Determining the gender of Anglicisms according to the examples from German Press
Keywords:Anglicisms, category of gender, German press
When included in the German language, Anglicisms integrate with the German grammar system. As it is known, nouns in the English language have no gender, but if they are accepted in German, they immediately get grammatical gender which is expressed in the use of an article. In the German language gender of Anglicismzs is determined according to the following: 1. Biological sex; 2. Lexical similarity; 3. Group analogy; 4. Hidden semantic analogy; 5. The number of syllables; 6. Morphological analogy.
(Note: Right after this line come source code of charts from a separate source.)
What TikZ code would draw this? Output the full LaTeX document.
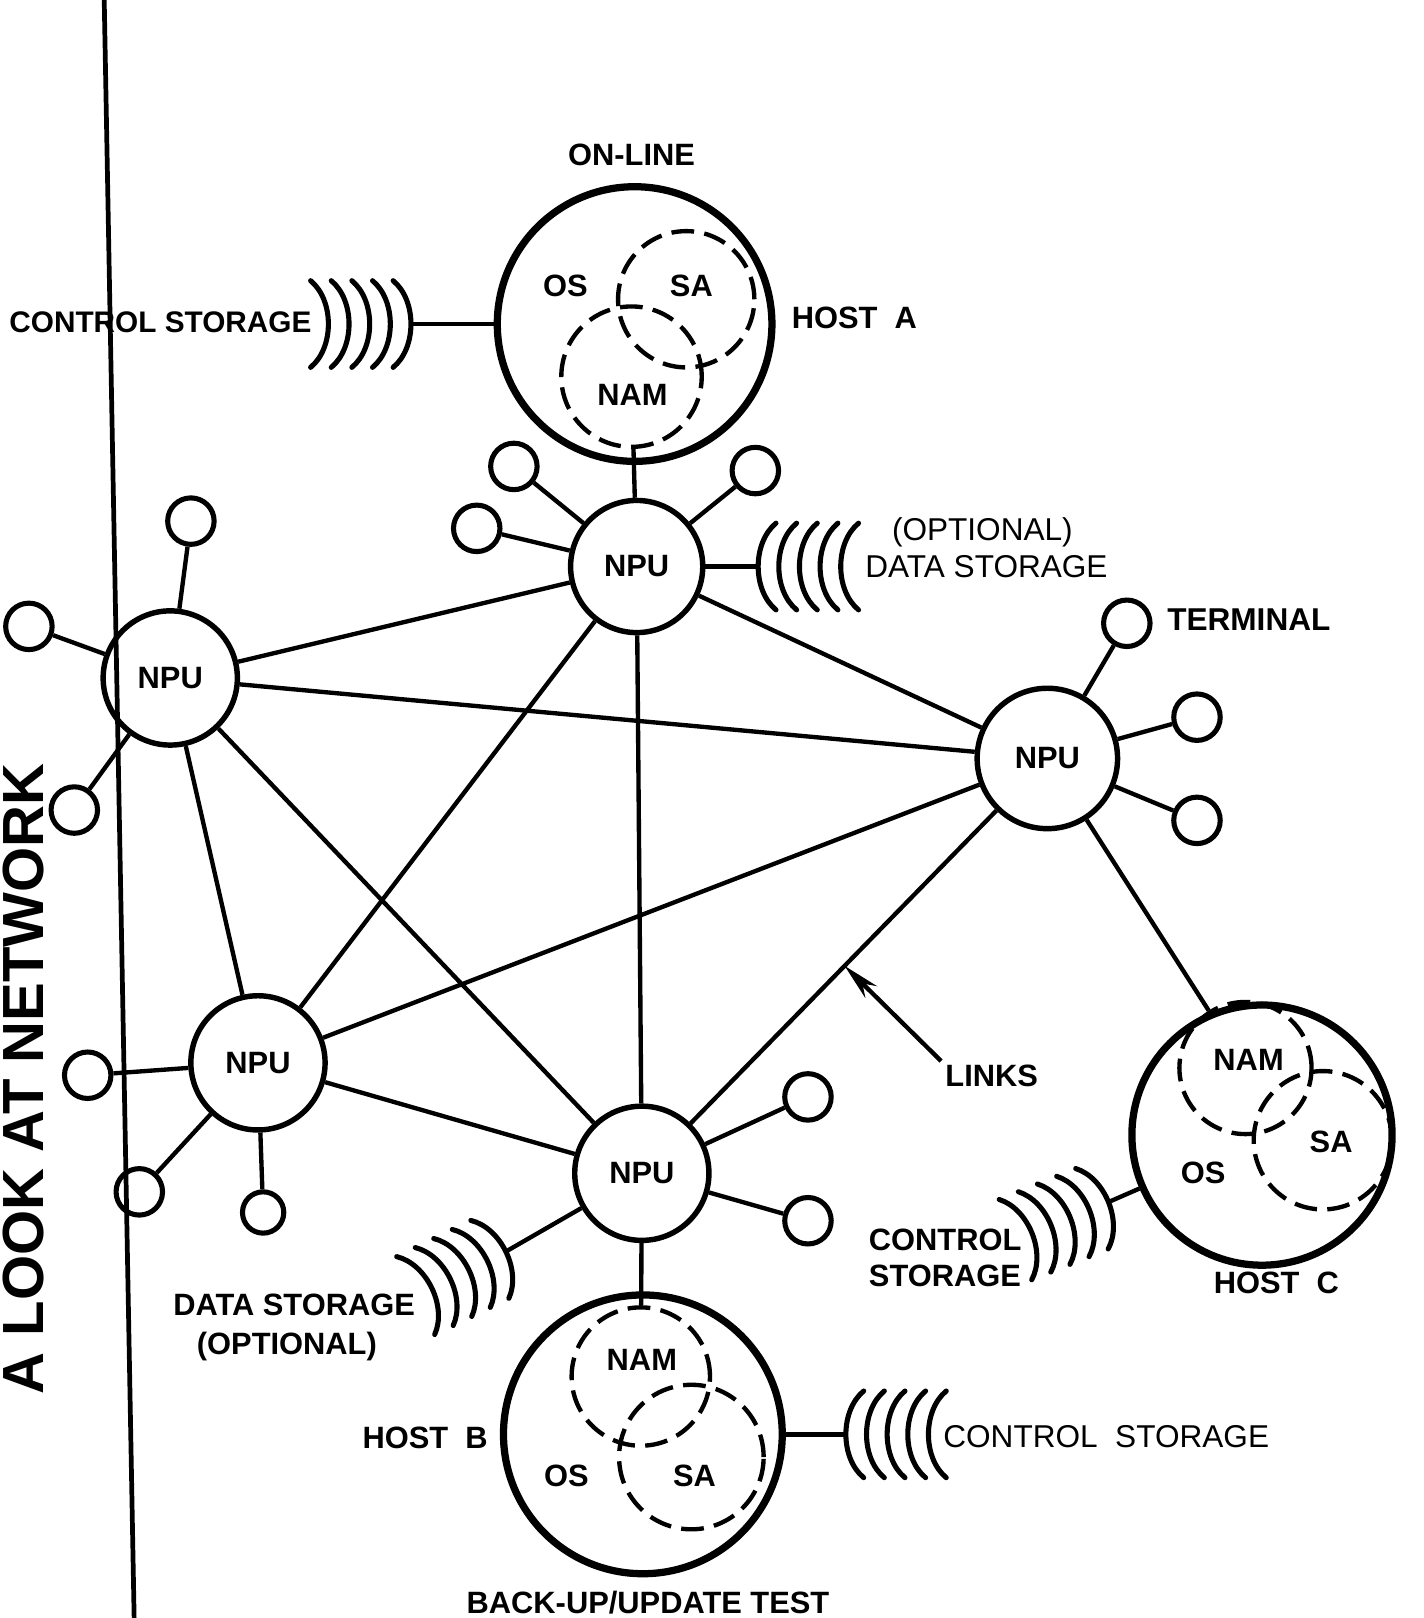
\documentclass[tikz,border=0pt]{standalone}
\usepackage{fontspec}
\setmainfont{Liberation Sans}
\usetikzlibrary{calc,arrows.meta}
\newcommand{\boldlbl}{\fontsize{8.5}{9.7}\selectfont\bfseries}
\newcommand{\thinlbl}{\fontsize{8.7}{10}\selectfont}
\tikzset{
  npu/.style={circle,draw,line width=1.5pt,minimum size=1.28cm,inner sep=0pt,font=\boldlbl},
  term/.style={circle,draw,line width=1.4pt,minimum size=0.45cm,inner sep=0pt},
  host/.style={circle,draw,line width=2pt,minimum size=2.66cm,inner sep=0pt},
  part/.style={circle,draw,line width=1.2pt,dash pattern=on 0.22cm off 0.1cm,inner sep=0pt},
  lnk/.style={line width=1.2pt},
  lbl/.style={font=\boldlbl,inner sep=1pt},
  thin/.style={font=\thinlbl,inner sep=1pt},
  disks/.pic={
    \foreach \k in {0,...,4}
      \draw[line width=1.4pt,line cap=round] ({\k*20+17},42) .. controls ({\k*20-6},23) and ({\k*20-6},-23) .. ({\k*20+17},-42);
  }
}
\begin{document}
\begin{tikzpicture}[x=0.01cm,y=-0.01cm]
  \clip (0,0) rectangle (1380,1568);
  \draw[line width=1.3pt] (101,0) -- (130,1568);
  \node[font=\fontsize{16}{18}\selectfont\bfseries,rotate=90,anchor=base west,inner sep=0pt] (title) at (42,1352) {A LOOK AT NETWORK};

  % host A
  \node[host] (hostA) at (615,314) {};
  \node[part,minimum size=1.32cm] (saA) at (665,290) {};
  \node[part,minimum size=1.36cm] (namA) at (612,365) {};
  \node[lbl] (osAt) at (548,277) {OS};
  \node[lbl] (saAt) at (670,277) {SA};
  \node[lbl] (namAt) at (613,383) {NAM};
  \node[lbl] (online) at (612,150) {ON-LINE};
  \node[lbl] (hostAt) at (828,308) {HOST\ \ A};
  \coordinate (csA) at (398,314);
  \draw[lnk] (hostA) -- (csA);
  \pic[rotate=180] at (csA) {disks};
  \node[lbl,anchor=east,font=\fontsize{8.2}{9.7}\selectfont\bfseries] (csAt) at (306,312) {CONTROL STORAGE};

  % NPUs
  \node[npu] (npuA) at (617,549) {NPU};
  \node[npu,minimum size=1.3cm] (npuB) at (165,657) {NPU};
  \node[npu,minimum size=1.36cm] (npuC) at (1015,735) {NPU};
  \node[npu,minimum size=1.3cm] (npuD) at (250,1030) {NPU};
  \node[npu,minimum size=1.3cm] (npuE) at (622,1137) {NPU};
  \foreach \a/\b in {npuA/npuB,npuA/npuC,npuA/npuD,npuA/npuE,npuB/npuC,npuB/npuD,npuB/npuE,npuC/npuD,npuC/npuE,npuD/npuE}
    \draw[lnk] (\a) -- (\b);
  \draw[lnk] (npuA) -- (namA);

  % terminals
  \node[term] (tA1) at (498,452) {};
  \node[term] (tA2) at (462,512) {};
  \node[term] (tA3) at (732,456) {};
  \node[term] (tB1) at (185,505) {};
  \node[term] (tB2) at (28,607) {};
  \node[term] (tB3) at (72,785) {};
  \node[term] (tC1) at (1092,604) {};
  \node[term] (tC2) at (1160,695) {};
  \node[term] (tC3) at (1160,795) {};
  \node[term] (tD1) at (85,1042) {};
  \node[term] (tD2) at (135,1155) {};
  \node[term,minimum size=0.4cm] (tD3) at (255,1175) {};
  \node[term] (tE1) at (783,1063) {};
  \node[term] (tE2) at (783,1183) {};
  \foreach \n/\t in {npuA/tA1,npuA/tA2,npuA/tA3,npuB/tB1,npuB/tB2,npuB/tB3,npuC/tC1,npuC/tC2,npuC/tC3,npuD/tD1,npuD/tD2,npuD/tD3,npuE/tE1,npuE/tE2}
    \draw[lnk] (\n) -- (\t);
  \node[lbl,anchor=west,font=\fontsize{8.7}{10}\selectfont\bfseries] (termt) at (1127,600) {TERMINAL};

  % optional data storage
  \coordinate (dsA) at (735,549);
  \draw[lnk] (npuA) -- (dsA);
  \pic at (dsA) {disks};
  \node[thin] (dsAt1) at (952,516) {(OPTIONAL)};
  \node[thin] (dsAt2) at (956,549) {DATA STORAGE};
  \coordinate (dsE) at (490,1213);
  \draw[lnk] (npuE) -- (dsE);
  \pic[rotate=206] at (dsE) {disks};
  \node[lbl] (dsEt1) at (285,1265) {DATA STORAGE};
  \node[lbl] (dsEt2) at (278,1305) {(OPTIONAL)};

  % host B
  \node[host,minimum size=2.7cm] (hostB) at (623,1390) {};
  \node[part,minimum size=1.34cm] (namB) at (621,1334) {};
  \node[part,minimum size=1.4cm] (saB) at (670,1412) {};
  \node[lbl] (namBt) at (622,1318) {NAM};
  \node[lbl] (osBt) at (549,1430) {OS};
  \node[lbl] (saBt) at (673,1430) {SA};
  \node[lbl] (hostBt) at (412,1393) {HOST\ \ B};
  \node[lbl] (backup) at (628,1553) {BACK-UP/UPDATE TEST};
  \draw[lnk] (npuE) -- (namB);
  \coordinate (csB) at (820,1390);
  \draw[lnk] (hostB) -- (csB);
  \pic at (csB) {disks};
  \node[thin,anchor=west] (csBt) at (910,1392) {CONTROL\ \ STORAGE};

  % host C
  \node[host,minimum size=2.52cm] (hostC) at (1223,1100) {};
  \node[part,minimum size=1.28cm] (namC) at (1207,1035) {};
  \node[part,minimum size=1.34cm] (saC) at (1282,1105) {};
  \node[lbl] (namCt) at (1210,1027) {NAM};
  \node[lbl] (saCt) at (1290,1107) {SA};
  \node[lbl] (osCt) at (1166,1137) {OS};
  \node[lbl] (hostCt) at (1237,1243) {HOST\ \ C};
  \draw[lnk] (npuC) -- (namC);
  \coordinate (csC) at (1074,1165);
  \draw[lnk] (hostC) -- (csC);
  \pic[rotate=202] at (csC) {disks};
  \node[lbl,align=left] (csCt) at (916,1219) {CONTROL\\STORAGE};

  % links label
  \node[lbl,anchor=west] (links) at (912,1043) {LINKS};
  \coordinate (lk) at ($(npuC)!0.5!(npuE)$);
  \draw[lnk,-{Stealth[length=0.36cm,width=0.16cm]}] (links.north west) -- (lk);
\end{tikzpicture}
\end{document}
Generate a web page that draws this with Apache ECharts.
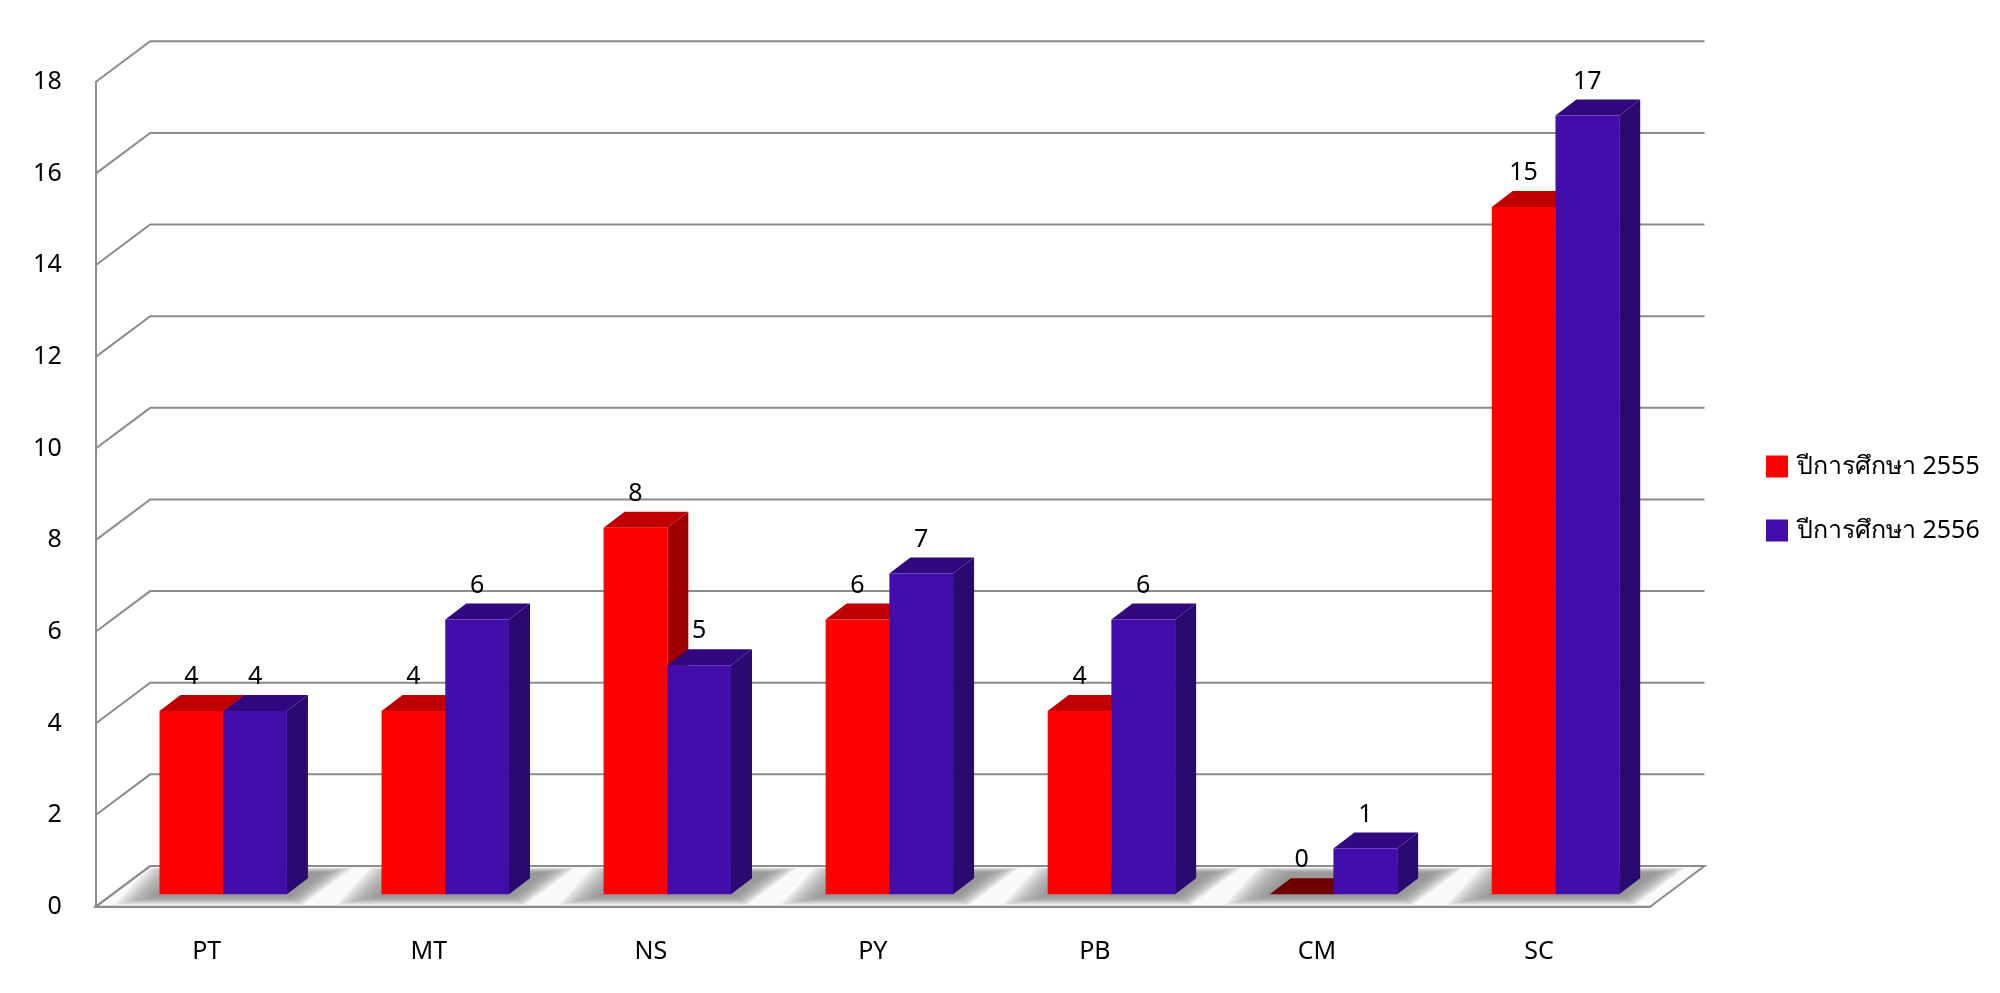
<!DOCTYPE html>
<html><head><meta charset="utf-8">
<style>html,body{margin:0;padding:0;background:#fff}#c{width:2000px;height:993px}</style>
<script src="https://cdn.jsdelivr.net/npm/echarts@6/dist/echarts.min.js"></script>
</head><body><div id="c"></div>
<script>
const categories = ['PT','MT','NS','PY','PB','CM','SC'];
const values2555 = [4,4,8,6,4,0,15];
const values2556 = [4,6,5,7,6,1,17];
const yTicks = [0,2,4,6,8,10,12,14,16,18];
const name2555 = 'ปีการศึกษา 2555';
const name2556 = 'ปีการศึกษา 2556';

const FONT = '"Noto Sans","Open Sans",sans-serif';
const FS = 25;
const WALL = [54.5,-40.7], BAR_FRONT = [16.5,-12.4], BAR_DEPTH = [21,-16];
const BAR_FRAC = 63.7/222;
const GRAY = '#8c8c8c';
const SHADOW_OUTER = [[-92,-2],[96,-2],[146,-39],[-58,-39]];
const SHADOW_INNER = [[-52,-10],[84,-10],[116,-34],[-26,-34]];
const SHADOW_LAYERS = 12;
const chart = echarts.init(document.getElementById('c'));

const add = (p,d)=>[p[0]+d[0],p[1]+d[1]];

function floorPts(api){
  const a=api.coord([0,0]), b=api.coord([categories.length-1,0]);
  const w=api.size([1,0])[0];
  const L=[a[0]-w/2,a[1]], R=[b[0]+w/2,b[1]];
  return [L,R,add(R,WALL),add(L,WALL)];
}
function floorItem(params,api){
  return {type:'polygon',shape:{points:floorPts(api)},
    style:{fill:'#fafafa',stroke:GRAY,lineWidth:2}};
}
function shadowItem(params,api){
  const c=api.coord([api.value(0),0]);
  const children=[];
  for(let k=0;k<SHADOW_LAYERS;k++){
    const t=k/(SHADOW_LAYERS-1);
    const pts=SHADOW_OUTER.map((o,i)=>[c[0]+o[0]+(SHADOW_INNER[i][0]-o[0])*t, c[1]+o[1]+(SHADOW_INNER[i][1]-o[1])*t]);
    children.push({type:'polygon',shape:{points:pts},style:{fill:'rgba(128,128,128,0.12)'}});
  }
  return {type:'group',children};
}
function gridItem(params,api){
  const p=api.coord([0,api.value(0)]);
  const w=api.size([1,0])[0];
  const f=[p[0]-w/2,p[1]];
  const back=add(f,WALL);
  const right=[back[0]+w*categories.length,back[1]];
  return {type:'polyline',shape:{points:[f,back,right]},style:{fill:'none',stroke:GRAY,lineWidth:2}};
}
function barRenderer(side,front,top,flank){
  return function(params,api){
    const cat=api.value(0), v=api.value(1);
    const base=api.coord([cat,0]), head=api.coord([cat,v]);
    const bw=api.size([1,0])[0]*BAR_FRAC;
    const x0=base[0]+BAR_FRONT[0]+(side<0?-bw:0), x1=x0+bw;
    const yb=base[1]+BAR_FRONT[1], yt=head[1]+BAR_FRONT[1];
    const A=[x0,yt],B=[x1,yt],C=[x1,yb],D=[x0,yb];
    const topFill=v===0?'#700000':top;
    return {type:'group',children:[
      {type:'polygon',shape:{points:[B,add(B,BAR_DEPTH),add(C,BAR_DEPTH),C]},style:{fill:flank}},
      {type:'polygon',shape:{points:[A,add(A,BAR_DEPTH),add(B,BAR_DEPTH),B]},style:{fill:topFill}},
      {type:'polygon',shape:{points:[A,B,C,D]},style:{fill:front}},
      {type:'text',style:{text:String(v),x:(x0+x1)/2,y:yt+BAR_DEPTH[1]-18,align:'center',verticalAlign:'middle',
        font:FS+'px '+FONT,fill:'#000'},z2:10}
    ]};
  };
}
chart.setOption({
  animation:false,
  backgroundColor:'#fff',
  grid:{left:95.7,right:350,top:82,bottom:86.3,containLabel:false},
  xAxis:{type:'category',data:categories,
    axisLine:{lineStyle:{color:GRAY,width:3}},axisTick:{show:false},
    axisLabel:{color:'#000',fontFamily:FONT,fontSize:FS,margin:33}},
  yAxis:{type:'value',min:0,max:18,interval:2,
    axisLine:{show:true,lineStyle:{color:GRAY,width:2}},axisTick:{show:false},splitLine:{show:false},
    axisLabel:{color:'#000',fontFamily:FONT,fontSize:FS,margin:34}},
  legend:{orient:'vertical',left:1761,top:449,itemWidth:22,itemHeight:22,itemGap:39,icon:'rect',
    data:[name2555,name2556],textStyle:{color:'#000',fontFamily:FONT,fontSize:FS,padding:[0,0,0,4]}},
  series:[
    {type:'custom',silent:true,z:1,data:[[0]],renderItem:floorItem,clip:false},
    {type:'custom',silent:true,z:2,data:categories.map((c,i)=>[i]),renderItem:shadowItem,clip:false},
    {type:'custom',silent:true,z:3,data:yTicks.map(t=>[t]),renderItem:gridItem,clip:false},
    {type:'custom',name:name2555,z:4,itemStyle:{color:'#ff0000'},encode:{x:0,y:1},
      data:values2555.map((v,i)=>[i,v]),renderItem:barRenderer(-1,'#ff0000','#c00000','#a00000'),clip:false},
    {type:'custom',name:name2556,z:5,itemStyle:{color:'#420dab'},encode:{x:0,y:1},
      data:values2556.map((v,i)=>[i,v]),renderItem:barRenderer(1,'#420dab','#310880','#2a0970'),clip:false}
  ]
});
</script></body></html>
The article provides an overview of each criterium on the basis of examples from the German press. The material for illustration is taken from DWDS Korpus. Particular examples are taken from the following magazines and newspapers published in 2000: Berliner Zeitung, Der Tagesspiegel, Die ZEIT. The article presents the suffixes that help us identify the gender of Anglicisms. The Angicisms ending in -ster, -or, -ik, -ist are also masculine. The English gerund with the -ing suffix corresponds with the German noun infinitive and hence takes the neuter gender. The Anglicisms with the suffix -ment have the neuter gender. In analogy with the German suffixes -heit/-keit, the Anglicisms with the suffix -ness are feminine. They express physical or mental state and are derived from adjectives. The Anglicisms that consist of a verb and a particle are either masculine or neuter. Gender in the German language is often vague and hard to identify. In certain contexts, gender is not distinct. The less familiar the word for the user, the greater the uncertainty related to it. The abovementioned criteria are not the dogma for determining the gender of Anglicisms in the German language. Gender can change over the course of time. There were some cases where gender was ambivalent, but it is distinct today. As the study indicates, English nouns in the German language undergo changes according to German grammatical rules. As the category of gender is not morphologically expressed in English nouns, the German language had a great influence on Anglicisms.